Sphero Mini Impressions
A few weeks ago, my wife was coming off one of her shifts at Best Buy Canada and gave me a quick call on the phone. “You think the kids would like a programmable robot?” A few minutes later, I was unboxing the Sphero Mini, charging the device, and linking up various devices in our home to act as controllers for the robot.
First and foremost, the sheer number of devices that have both the Sphero Play app and the Sphero Edu app is impressive. I was able to put it on my Google Pixel 5, my wife’s iPhone XS, and our kids Amazon Kids tablets. And the app works flawlessly on all of them. The Play app allows the kids to control the robot and play a number of games, like golf, bowling, and more. You can simply control the robot and move it around, or turn the ball into a slingshot, shooting it around the room.
The Edu app allows kids to pre-program the robot to do certain things.
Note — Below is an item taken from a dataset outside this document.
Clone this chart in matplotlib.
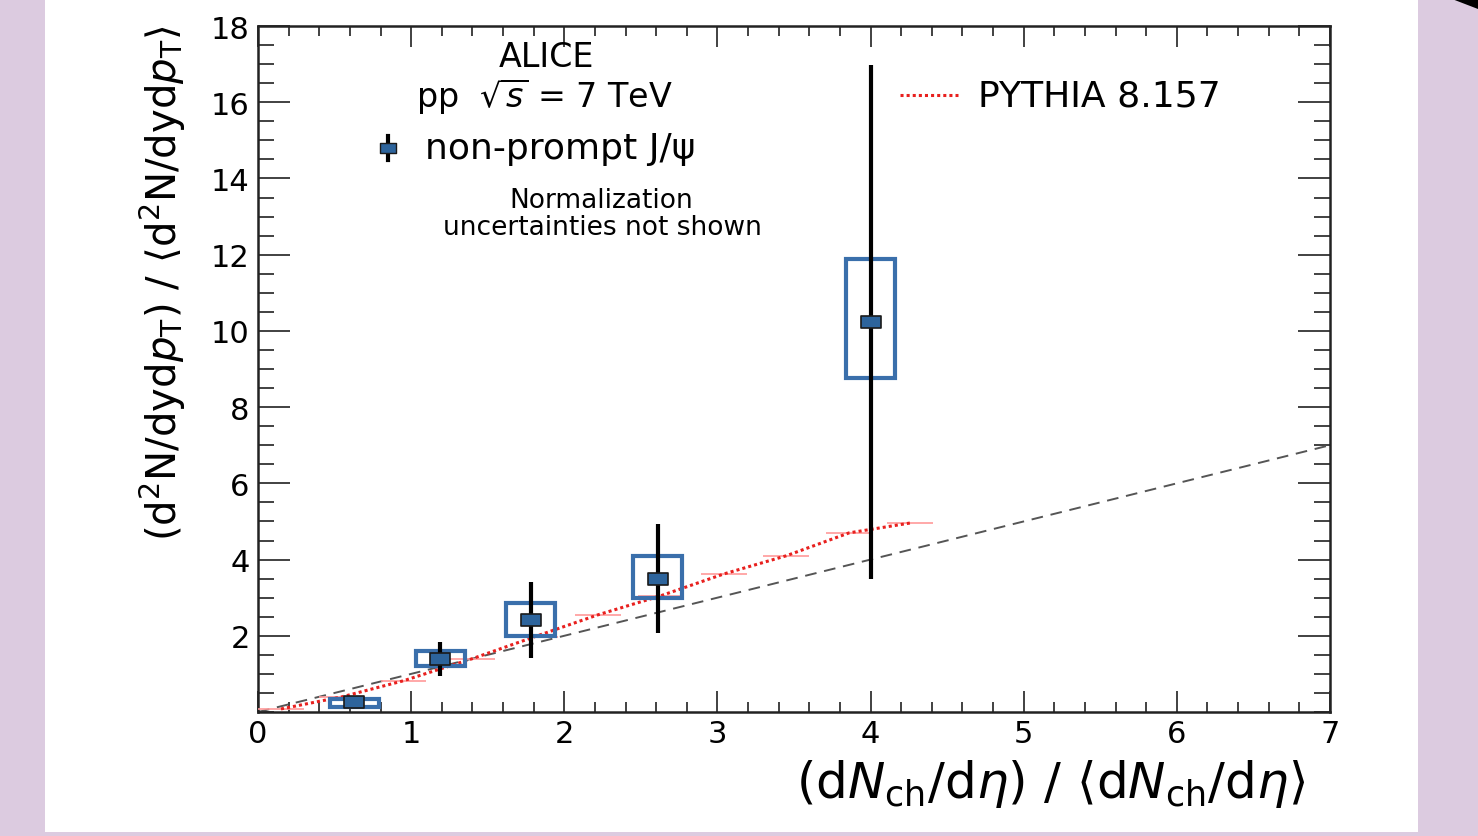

While my 7 and 11 year olds were able to come up with some pretty interesting programs thanks to a drag and drop programing system, one of the more interesting features was them programing the robot to move back and forth for long periods of time at a variety of speeds and intervals. They would then sit across from each other with a ping-pong ball, and roll it across the robots path in an attempt to not hit the robot as it moved. For being so new to STEM products, I was pretty impressed.
And that’s ultimately what makes the Sphero products so appealing. While loads to fun to play, they also have a strong STEM educational benefit that few other products in our home have provided. And while the robot might not be the most popular toy in the Roffel household, watching my kids take it out a few times per week to see what they can program is really neat, and will likely feature heavily in personal projects for my oldest son when school starts up again.
If you have young kids and want to have something that is fun to play, and educational, the Sphero Mini is a great way to start!